Successi raggiunti dal progetto Hucare sull’umanizzazione delle cure in oncologia.
MILANO – Le statistiche più recenti lo hanno dimostrato: un malato di tumore su tre soffre di ansia o di depressione, influenzando negativamente le sue capacità di affrontare l’iter terapeutico. E le conseguenze della malattia hanno un impatto considerevole anche sulla vita e sulla psiche dei familiari, costretti a districarsi fra l’assistenza ospedaliera e i numerosi impegni della vita «normale»: lavoro, gestione della casa, cura dei figli o dei parenti anziani. Cosa si può fare per alleviare le difficoltà di quelle 300mila persone colpite ogni anno dal cancro in Italia? «Umanizzare gli ospedali con una serie di interventi mirati a dare supporto psicologico e sociale» risponde Rodolfo Passalacqua, responsabile dell’oncologia all’Azienda Istituti Ospitalieri di Cremona e del progetto HUCARE (HUmanization of CAncer caRE), che negli ultimi quattro anni ha coinvolto 29 strutture e oltre 700 professionisti con l’obiettivo di migliorare le condizioni di chi si ritrova in un reparto oncologico.
5 PASSI VERSO UN UNICO OBIETTIVO: FAR STAR MEGLIO I PAZIENTI – Dei 29 centri che dal 2008 a settembre 2011 hanno partecipato all’iniziativa (finanziata da Ministero della Salute e Regione Lombardia, con il contributo di Novartis) solo 25 – di cui ben 22 lombardi – hanno raggiunto almeno tre di questi obiettivi e sono stati premiati con un attestato. Il progetto ha individuato cinque aree di intervento: corsi di formazione alla comunicazione per tutto il personale (medici e infermieri); applicazione sistematica di un percorso informativo e di supporto per i tutti i nuovi pazienti; utilizzo di una lista di “domande-chiave” che i malati possono rivolgere all’oncologo perché dispongano delle informazioni necessarie sulla neoplasia e sulle migliori terapie disponibili; presenza di un “infermiere di riferimento” dedicato ad ogni nuovo malato che inizia una trattamento; rilevazione dello stato di ansia e depressione per tutti i malati grazie a un questionario ed eventuale consulenza psicologica (se indicata). «Medici e infermieri – prosegue Passalacqua – hanno seguito un corso di alta formazione per migliorare le competenze comunicative.
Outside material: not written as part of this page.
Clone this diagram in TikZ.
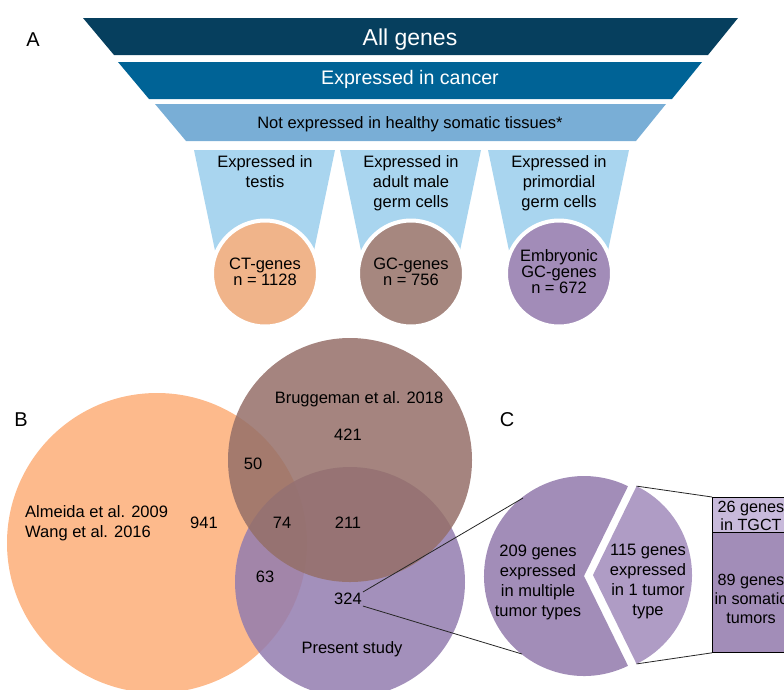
\documentclass[tikz,border=0pt]{standalone}
\usepackage{fontspec}
\setmainfont{Liberation Sans}
\definecolor{navy}{HTML}{063F5E}
\definecolor{ocean}{HTML}{006396}
\definecolor{steel}{HTML}{79AED6}
\definecolor{skyblue}{HTML}{A9D5EF}
\definecolor{ctpeach}{HTML}{F0B48A}
\definecolor{gcbrown}{HTML}{A6877F}
\definecolor{embpurple}{HTML}{A28CB8}
\definecolor{vpeach}{HTML}{FDBA8C}
\definecolor{vpurple}{HTML}{937CAF}
\definecolor{vbrown}{HTML}{956F68}
\definecolor{piedark}{HTML}{A28DB8}
\definecolor{pielight}{HTML}{AF9CC5}
\definecolor{boxlight}{HTML}{C8BADB}
\tikzset{
	txt/.style = {font = \fontsize{16.5}{20}\selectfont, align = center, inner sep = 1pt},
	tight/.style = {font = \fontsize{16.5}{14.5}\selectfont, align = center, inner sep = 1pt},
	panel/.style = {font = \fontsize{20}{24}\selectfont, inner sep = 0pt},
	gene/.style = {circle, minimum size = 106, draw = white, line width = 4, inner sep = 0pt},
	link/.style = {draw = black!85, line width = .8},
	tgbox/.style = {draw = black, line width = .8, minimum width = 76, inner sep = 0pt}
}

\begin{document}
\begin{tikzpicture}[x = 1pt, y = -1pt]
	\useasboundingbox (0, 0) rectangle (784, 689);
	\clip (0, 0) rectangle (784, 689);
	\node[panel] (labA) at (33, 40) {A};
	\node[panel] (labB) at (21, 420) {B};
	\node[panel] (labC) at (507, 420) {C};
	\foreach \y/\l/\r/\col in {18/83/738/navy, 62/118/702/ocean, 104/155/666/steel}{
		\fill[\col] (\l, \y) -- (\r, \y) -- (\r-30, \y+37) -- (\l+31, \y+37) -- cycle;}
	\node[txt, text = white, font = \fontsize{23}{26}\selectfont] (allgenes) at (410, 40) {All genes};
	\node[txt, text = white, font = \fontsize{19.6}{22}\selectfont] (cancer) at (410, 79) {Expressed in cancer};
	\node[txt] (somatic) at (410, 124) {Not expressed in healthy somatic tissues*};
	\foreach \x/\col/\name/\top/\inner in {265/ctpeach/ct/{Expressed in\\testis}/{CT-genes\\n = 1128},
		411/gcbrown/gc/{Expressed in\\adult male\\germ cells}/{GC-genes\\n = 756},
		559/embpurple/emb/{Expressed in\\primordial\\germ cells}/{Embryonic\\GC-genes\\n = 672}}{
		\fill[skyblue] (\x-71, 150) -- (\x+70, 150) -- (\x+46, 265) -- (\x-47, 265) -- cycle;
		\node[txt, anchor = north] (\name top) at (\x, 154) {\top};
		\node[gene, fill = \col] (\name) at (\x, 273.5) {};
		\node[tight] (\name txt) at (\x, 272) {\inner};}
	\fill[vpeach] (157, 543) circle[radius = 150];
	\fill[vpurple, opacity = .85] (350, 582) circle[radius = 115];
	\fill[vbrown, opacity = .85] (350, 460) circle[radius = 122];
	\node[txt] (brug) at (359, 399) {Bruggeman et al. 2018};
	\node[txt, align = left, anchor = west] (alm) at (24, 523) {Almeida et al. 2009\\Wang et al. 2016};
	\node[txt] (present) at (352, 649) {Present study};
	\foreach \x/\y/\num in {348/435/421, 253/464/50, 282/523/74, 348/523/211, 204/523/941, 265/577/63}{
		\node[txt] (n\num) at (\x, \y) {\num};}
	\node[txt] (n324) at (348, 599) {324};
	\fill[piedark] (584, 576) -- ++(63.9:100) arc[start angle = 63.9, end angle = 296.1, radius = 100] -- cycle;
	\fill[pielight] (593, 575) -- ++(-63.9:99) arc[start angle = -63.9, end angle = 63.9, radius = 99] -- cycle;
	\coordinate (pietop) at (523, 498);
	\coordinate (piebot) at (522, 654);
	\coordinate (slicetop) at (636.6, 486.1);
	\coordinate (slicebot) at (636.6, 663.9);
	\node[txt] (multi) at (538, 582) {209 genes\\expressed\\in multiple\\tumor types};
	\node[txt] (single) at (648, 582) {115 genes\\expressed\\in 1 tumor\\type};
	\node[tgbox, fill = boxlight, minimum height = 35, anchor = north west] (tgct) at (712, 497) {};
	\node[tgbox, fill = piedark, minimum height = 120, anchor = north west] (soma) at (712, 532) {};
	\node[txt, font = \fontsize{16.2}{18}\selectfont] (tgcttxt) at (751, 516) {26 genes\\in TGCT};
	\node[txt, font = \fontsize{16.2}{19}\selectfont] (somatxt) at (751, 599) {89 genes\\in somatic\\tumors};
	\draw[link] (n324.north east) -- (pietop);
	\draw[link] (n324.south east) -- (piebot);
	\draw[link] (slicetop) -- (tgct.north west);
	\draw[link] (slicebot) -- (soma.south west);
\end{tikzpicture}
\end{document}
Siamo riusciti a ridurre significativamente il disagio psichico grave grazie a un percorso strutturato che permette di individuarlo tempestivamente. Cambia completamente il modo in cui i pazienti vengono accolti in reparto».
DARE LE RISPOSTE ALLE DOMANDE DEI MALATI – In pratica, in ogni struttura è ora presente uno psicologo a cui vengono indirizzati i malati colpiti da ansia e depressione, diagnosticate con uno screening specifico. Ad ogni paziente è assegnato un infermiere di riferimento che lo assiste nelle varie fasi della terapia fornendogli informazioni dettagliate. Ed è istituito il Punto di Informazione e Supporto (PIS), gestito da personale infermieristico appositamente formato, dotato di una biblioteca per pazienti con materiale informativo specifico in diversi formati (cartaceo e video), con accesso a internet e a banche dati. «Sono molto pochi, meno di un terzo, i malati che riconoscono di avere problemi e chiedono aiuto allo psicologo. E’ quindi importante che il loro status psicologico venga monitorato di routine, come si fa con la pressione sanguigna, per poter intervenire se necessario» sottolinea Claudia Borreani, responsabile della psiconcologia all’Istituto tumori di Milano. E’ anche fondamentale, però, che i malati rompano il silenzio e imparino a chiedere ciò di cui hanno bisogno. Non è facile trovare ascolto, tempo, privacy e risposte in una corsia d’ospedale, fra mille urgenze e impegni che affollano le giornate dei medici, ma avere un infermiere di riferimento è certo una buona soluzione. «Visti gli ottimi risultati raggiunti HUCARE è un modello studiato con attenzione anche a livello europeo e speriamo di poter allargare velocemente l’iniziativa su tutto il territorio nazionale. Per ora sono già più di 30 i centri che ne hanno fatto richiesta» conclude Carmine Pinto, consigliere nazionale dell’Associazione italiana di oncologia medica.